We have just launched the ‘go to’ initiative on the monitoring of learning worldwide: The Global Alliance to Monitor Learning (GAML). What and how children, youth and adults learn is at the top of the global education agenda, with Sustainable Development Goal 4 demanding inclusive and equitable quality education and the promotion of lifelong learning for all by 2030.  No fewer than five of its ten targets zoom in on learning outcomes, including  target 4.1, which covers children and adolescents, and target 4.6, which covers those aged 15 and above.

But right now, there is a chronic lack of the comparable data we need to measure even the most basic reading and numeracy skills across countries. As a result, we don’t have global information on these to monitor the basic building blocks of children’s learning, let alone their progress in later years.

The new Global Alliance to Monitor Learning aims to tackle this problem head on, supporting efforts by countries worldwide to effectively measure learning outcomes and – very importantly – to put that information to good use in their pursuit of the SDG targets. It will forge stronger links between assessment experts, decision-makers, donors and civil society organizations representing many groups including teachers – links that are essential if we are to generate globally valid and comparable data that contribute to improved learning environments. And when it comes to forging links, nothing works better than bringing real people together to discuss real challenges and share real solutions.

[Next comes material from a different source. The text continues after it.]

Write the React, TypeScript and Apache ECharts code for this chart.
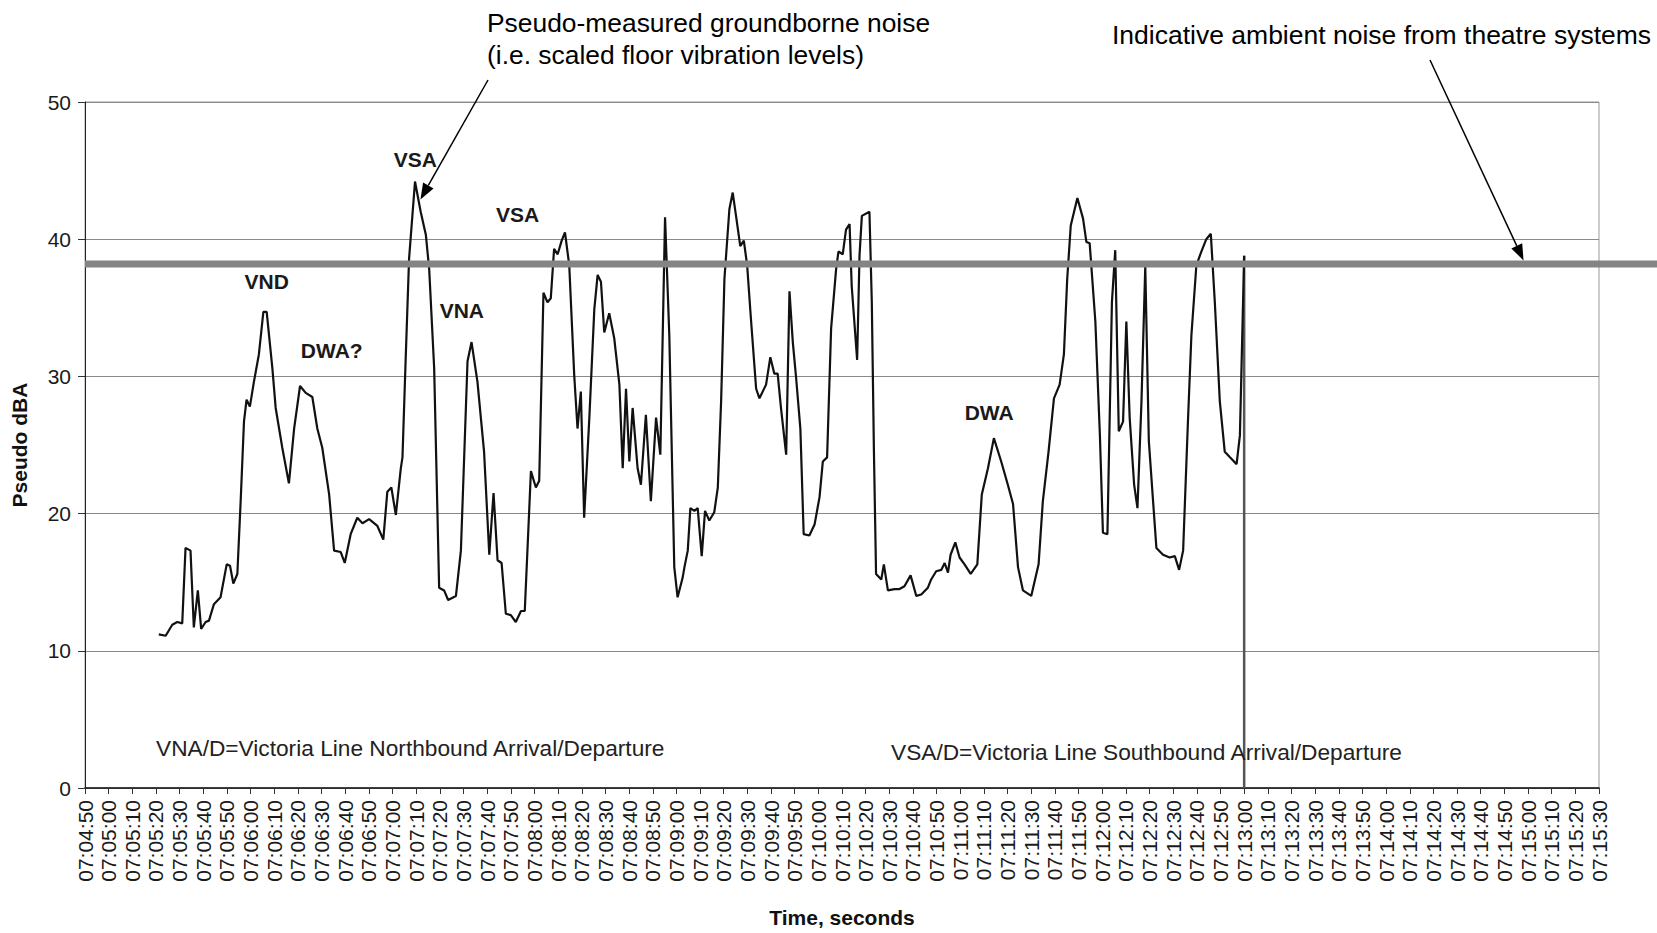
import React, { useEffect, useRef } from "react";
import * as echarts from "echarts";

// ---- data ----
const START_SEC = 25490; // 07:04:50 (seconds after midnight)
const END_SEC = 26130; // 07:15:30
const TICK_STEP = 10;
const AMBIENT_DBA = 38.2;
const yTickValues = [0, 10, 20, 30, 40, 50];

// seconds after 07:04:50
const elapsedSec = [
  31.2, 34.1, 36.9, 39.0, 41.1, 42.5, 44.6, 46.0, 47.7, 49.1, 51.0, 52.4, 54.5, 57.3, 59.9, 61.3, 62.7, 64.4,
  65.8, 67.2, 68.3, 69.7, 71.4, 73.5, 75.4, 76.8, 79.2, 80.6, 83.4, 86.2, 88.4, 90.9, 93.3, 96.1, 98.2, 100.3,
  103.2, 105.3, 108.1, 109.8, 112.3, 115.1, 117.3, 120.1, 123.6, 126.1, 127.8, 129.5, 131.4, 133.5, 134.2,
  135.6, 137.0, 139.5, 141.9, 144.1, 145.5, 147.6, 149.7, 151.8, 153.5, 156.8, 158.9, 161.7, 163.4, 165.9,
  168.7, 170.9, 172.7, 174.4, 176.1, 177.9, 180.0, 182.1, 184.3, 185.9, 188.5, 190.6, 192.0, 193.8, 195.5,
  196.9, 198.3, 199.8, 201.5, 202.9, 204.7, 206.8, 208.2, 209.6, 211.0, 213.2, 215.3, 216.7, 218.1, 219.5,
  221.6, 223.7, 225.9, 227.3, 228.7, 230.1, 231.5, 233.6, 235.0, 237.1, 239.2, 241.4, 243.2, 245.2, 247.0,
  249.1, 250.5, 252.6, 253.4, 254.8, 255.9, 257.6, 259.0, 260.7, 262.1, 263.9, 266.0, 267.5, 268.9, 270.3,
  272.4, 273.8, 275.2, 277.0, 278.5, 279.9, 281.5, 283.7, 285.1, 287.9, 289.7, 291.4, 292.8, 294.2, 296.4,
  297.8, 299.2, 300.6, 302.4, 303.8, 306.2, 308.4, 310.5, 311.9, 313.7, 315.4, 317.5, 318.5, 320.3, 321.7,
  323.2, 324.1, 326.4, 327.4, 328.4, 331.6, 332.6, 333.5, 334.4, 336.6, 337.7, 339.4, 342.2, 344.3, 346.4,
  349.0, 351.4, 353.5, 356.3, 357.7, 359.8, 362.0, 363.4, 364.8, 365.9, 367.9, 369.7, 371.8, 374.4, 377.2,
  379.1, 381.7, 384.2, 387.3, 390.1, 392.3, 394.4, 396.5, 400.0, 403.1, 404.9, 407.3, 409.6, 412.0, 413.8,
  415.2, 416.7, 419.5, 421.9, 423.3, 424.7, 427.1, 429.0, 430.3, 432.2, 434.1, 435.5, 437.0, 438.8, 440.2,
  441.6, 443.5, 444.9, 446.6, 448.2, 449.7, 451.5, 452.9, 455.7, 458.5, 460.7, 462.5, 464.2, 466.3, 467.7,
  469.8, 471.9, 474.0, 475.9, 477.6, 479.7, 481.8, 484.0, 486.8, 488.2, 490.0,
];

const pseudoDBA = [
  11.2, 11.1, 11.9, 12.1, 12.0, 17.5, 17.3, 11.7, 14.4, 11.6, 12.1, 12.2, 13.4, 13.9, 16.3, 16.2, 14.9, 15.6,
  20.9, 26.7, 28.3, 27.8, 29.6, 31.6, 34.7, 34.7, 30.6, 27.7, 24.8, 22.2, 26.2, 29.3, 28.8, 28.5, 26.2, 24.8,
  21.4, 17.3, 17.2, 16.4, 18.5, 19.7, 19.3, 19.6, 19.1, 18.1, 21.6, 21.9, 19.9, 23.3, 24.1,
  31.5, 38.6, 44.2, 42.0, 40.3, 37.8, 30.6, 14.6, 14.4, 13.7, 14.0, 17.3, 31.1, 32.5, 29.6,
  24.5, 17.0, 21.5, 16.6, 16.4, 12.7, 12.6, 12.1, 12.9, 12.9, 23.1, 21.9, 22.4, 36.1, 35.4,
  35.7, 39.3, 38.9, 39.9, 40.5, 38.1, 30.1, 26.2, 28.9, 19.7, 27.0, 34.9, 37.4, 36.9, 33.2,
  34.6, 32.8, 29.4, 23.3, 29.1, 23.8, 27.7, 23.3, 22.1, 27.2, 20.9, 27.0, 24.3, 41.6, 33.0,
  16.1, 13.9, 15.3, 16.1, 17.3, 20.4, 20.2, 20.4, 16.9, 20.2, 19.5, 20.1, 21.9, 28.2, 37.1,
  42.2, 43.4, 41.7, 39.5, 39.9, 38.1, 34.2, 29.1, 28.4, 29.4, 31.4, 30.2, 30.2, 27.7, 24.3,
  36.2, 32.5, 29.9, 26.2, 18.5, 18.4, 19.2, 21.2, 23.8, 24.1, 33.5, 37.8, 39.1, 38.9, 40.7,
  41.1, 36.6, 31.2, 38.8, 41.7, 42.0, 35.4, 24.5, 15.6, 15.2, 16.3, 14.4, 14.5, 14.5, 14.7,
  15.5, 14.0, 14.1, 14.6, 15.2, 15.8, 15.9, 16.4, 15.7, 17.0, 17.9, 16.8, 16.3, 15.6, 16.3,
  21.4, 23.3, 25.5, 23.8, 22.1, 20.7, 16.1, 14.4, 14.0, 16.3, 20.9, 24.5, 28.4, 29.4, 31.6,
  37.1, 41.0, 43.0, 41.5, 39.8, 39.7, 34.0, 25.8, 18.6, 18.5, 35.4, 39.2, 26.0, 26.7, 34.0,
  27.0, 22.1, 20.4, 28.2, 38.0, 25.3, 20.9, 17.5, 17.0, 16.8, 16.9, 15.9, 17.3, 27.0, 33.0,
  38.1, 39.1, 40.0, 40.4, 35.4, 28.2, 24.5, 24.1, 23.6, 25.7, 38.8,
];

// event annotations (position in data space)
const eventNames = ["VSA", "VSA", "VND", "VNA", "DWA?", "DWA"];
const eventElapsed = [139.6, 182.9, 76.8, 159.3, 104.3, 382.2];
const eventLevel = [45.8, 41.8, 36.9, 34.8, 31.9, 27.4];

// callouts
const calloutMeasured = ["Pseudo-measured groundborne noise", "(i.e. scaled floor vibration levels)"];
const calloutAmbient = "Indicative ambient noise from theatre systems";
const measuredArrowTip = { elapsed: 141.8, level: 42.9 };
const ambientArrowTipElapsed = 608.1;
const footnoteNorth = "VNA/D=Victoria Line Northbound Arrival/Departure";
const footnoteSouth = "VSA/D=Victoria Line Southbound Arrival/Departure";

const FONT = "'Liberation Sans', Arial, Helvetica, sans-serif";

function fmtTime(v: number): string {
  const t = Math.round(v);
  const h = Math.floor(t / 3600);
  const m = Math.floor((t % 3600) / 60);
  const s = t % 60;
  const p = (n: number) => (n < 10 ? "0" + n : "" + n);
  return `${p(h)}:${p(m)}:${p(s)}`;
}

function arrow(tail: number[], tip: number[], len = 16, half = 6) {
  const dx = tip[0] - tail[0];
  const dy = tip[1] - tail[1];
  const L = Math.hypot(dx, dy);
  const ux = dx / L;
  const uy = dy / L;
  const bx = tip[0] - ux * len;
  const by = tip[1] - uy * len;
  return [
    {
      type: "line",
      z: 100,
      shape: { x1: tail[0], y1: tail[1], x2: bx, y2: by },
      style: { stroke: "#000", lineWidth: 1.5 },
    },
    {
      type: "polygon",
      z: 100,
      shape: { points: [tip, [bx - uy * half, by + ux * half], [bx + uy * half, by - ux * half]] },
      style: { fill: "#000" },
    },
  ];
}

export default function App() {
  const ref = useRef<HTMLDivElement>(null);

  useEffect(() => {
    if (!ref.current) return;
    const chart = echarts.init(ref.current, undefined, { renderer: "svg" });

    const trace = elapsedSec.map((e, i) => [START_SEC + e, pseudoDBA[i]]);
    const lastIdx = elapsedSec.length - 1;
    const endT = START_SEC + elapsedSec[lastIdx];
    const drop = [
      [endT, pseudoDBA[lastIdx]],
      [endT, 0],
    ];

    chart.setOption({
      animation: false,
      backgroundColor: "#fff",
      textStyle: { fontFamily: FONT },
      grid: {
        left: 85,
        right: 58,
        top: 102,
        bottom: 141,
        show: true,
        borderColor: "#9a9a9a",
        borderWidth: 1,
      },
      xAxis: {
        type: "value",
        min: START_SEC,
        max: END_SEC,
        interval: TICK_STEP,
        name: "Time, seconds",
        nameLocation: "middle",
        nameGap: 119,
        nameTextStyle: { fontFamily: FONT, fontWeight: "bold", fontSize: 21, color: "#111" },
        axisLine: { lineStyle: { color: "#111", width: 1.5 } },
        axisTick: { show: true, length: 6, lineStyle: { color: "#333" } },
        axisLabel: {
          rotate: 90,
          margin: 12,
          fontSize: 21,
          color: "#1a1a1a",
          fontFamily: FONT,
          formatter: (v: number) => fmtTime(v),
        },
        splitLine: { show: false },
      },
      yAxis: {
        type: "value",
        min: yTickValues[0],
        max: yTickValues[yTickValues.length - 1],
        interval: 10,
        name: "Pseudo dBA",
        nameLocation: "middle",
        nameGap: 55,
        nameRotate: 90,
        nameTextStyle: { fontFamily: FONT, fontWeight: "bold", fontSize: 21, color: "#111" },
        axisLine: { show: true, lineStyle: { color: "#222", width: 1 } },
        axisTick: { show: true, length: 7, lineStyle: { color: "#333" } },
        axisLabel: { fontSize: 21, color: "#1a1a1a", margin: 14, fontFamily: FONT },
        splitLine: { show: true, lineStyle: { color: "#8a8a8a", width: 1 } },
      },
      series: [
        {
          name: "Pseudo-measured groundborne noise",
          type: "line",
          data: trace,
          showSymbol: false,
          lineStyle: { color: "#111", width: 2.2 },
          z: 3,
          markPoint: {
            symbol: "circle",
            symbolSize: 0,
            itemStyle: { color: "transparent" },
            label: {
              show: true,
              position: "inside",
              formatter: (p: any) => p.name,
              fontFamily: FONT,
              fontWeight: "bold",
              fontSize: 21,
              color: "#1a1a1a",
            },
            data: eventNames.map((n, i) => ({
              name: n,
              coord: [START_SEC + eventElapsed[i], eventLevel[i]],
            })),
          },
        },
        {
          name: "end",
          type: "line",
          data: drop,
          showSymbol: false,
          lineStyle: { color: "#555", width: 2.5 },
          z: 2,
        },
      ],
    });

    const [gx0, ambY] = chart.convertToPixel({ gridIndex: 0 }, [START_SEC, AMBIENT_DBA]) as number[];
    const tip1 = chart.convertToPixel({ gridIndex: 0 }, [
      START_SEC + measuredArrowTip.elapsed,
      measuredArrowTip.level,
    ]) as number[];
    const tip2x = chart.convertToPixel({ xAxisIndex: 0 }, START_SEC + ambientArrowTipElapsed) as number;
    const ambWidth = 7;

    const textStyle = (text: string, size: number, extra: any = {}) => ({
      text,
      fontFamily: FONT,
      fontSize: size,
      fill: "#000",
      align: "left",
      verticalAlign: "middle",
      ...extra,
    });

    chart.setOption({
      graphic: [
        {
          type: "line",
          z: 50,
          shape: { x1: gx0, y1: ambY, x2: 1657, y2: ambY },
          style: { stroke: "#848484", lineWidth: ambWidth },
        },
        { type: "text", z: 100, x: 487, y: 23, style: textStyle(calloutMeasured[0], 26.4) },
        { type: "text", z: 100, x: 487, y: 55, style: textStyle(calloutMeasured[1], 26.4) },
        { type: "text", z: 100, x: 1112, y: 35, style: textStyle(calloutAmbient, 26.5) },
        ...arrow([488, 80], tip1),
        ...arrow([1430, 60], [tip2x, ambY - ambWidth / 2]),
        { type: "text", z: 100, x: 156, y: 748, style: textStyle(footnoteNorth, 22.7, { fill: "#222" }) },
        { type: "text", z: 100, x: 891, y: 752, style: textStyle(footnoteSouth, 22.7, { fill: "#222" }) },
      ],
    });

    return () => chart.dispose();
  }, []);

  return (
    <div
      ref={ref}
      style={{ position: "fixed", left: 0, top: 0, width: 1657, height: 933, background: "#fff" }}
    />
  );
}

In recent years hundreds of learning assessments have been conducted. The question is whether they are robust, whether they have any meaning beyond their specific context, and whether they hold lessons for other countries. Only one thing is certain: they cannot be compared internationally because they use very different approaches. The Alliance will bring the key players to the table to create joined-up thinking around the assessment approaches that are underway by working with – rather than against – the grain of what is already happening.

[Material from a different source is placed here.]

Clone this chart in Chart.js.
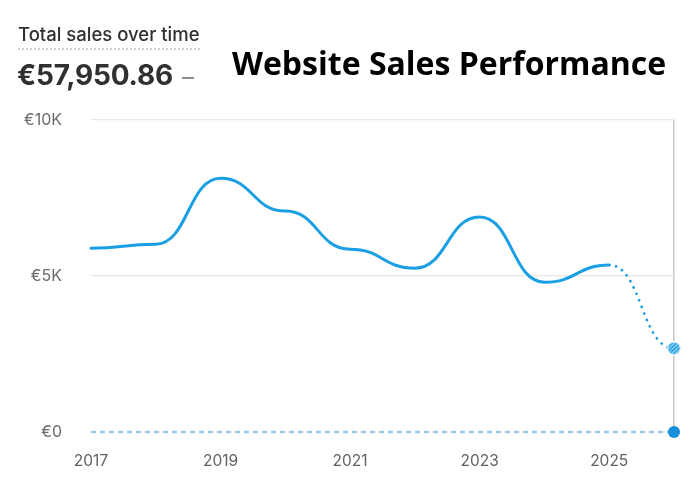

The Alliance will support the development and implementation of improved and comparable reporting metrics for every SDG 4 target related to learning outcomes, starting with targets 4.1 and 4.6. It has five core objectives:

  1. Support for country implementation: it will support activities to help countries that want to align their learning assessments to global and regional metrics
  2. Building capacity to deliver quality data: it will support governments to build capacity across relevant actors and foster interaction among them (i.e., assessment organization, ministry of education, and national statistical agency)
  3. Strengthening national data and evidence: it will support national data platforms to track and monitor results for various targets; feedback data for programme and policy improvement; and build capacity in data use
  4. Ensuring adequate finance: it will develop an operational model for each target that leverages government, stakeholders, partners, civil society in fund raising and innovative finance
  5. Building inter-country support: it will provide a platform to highlight partners’ expertise, amplify their successes and, in turn, offer support to countries that want to develop or improve their learning assessment systems.

As the lead UN agency on data – and as a neutral body – the UNESCO Institute for Statistics (UIS) will host the secretariat for the Alliance. The UIS is not only working with 200 countries already, it also has the knowledge and mandate to develop international guidelines, methodologies and frameworks that everyone can use.

We are kick-starting the Alliance with the launch of a new data tool – the Learning Assessment Capacity Index (LACI) – that aims to answer one key question: to what extent are countries ready to produce the data on learning? The tool draws on a clever mix of their experience in national and cross-national assessments to gauge national readiness. Its maps reveal a mixed picture, with gaps in both geographic coverage of assessments and in the type of information gathered. The tool also provides a vivid illustration of the sheer complexity of trying to develop one single methodological framework that links very different assessments, to produce coherent and internationally comparable data.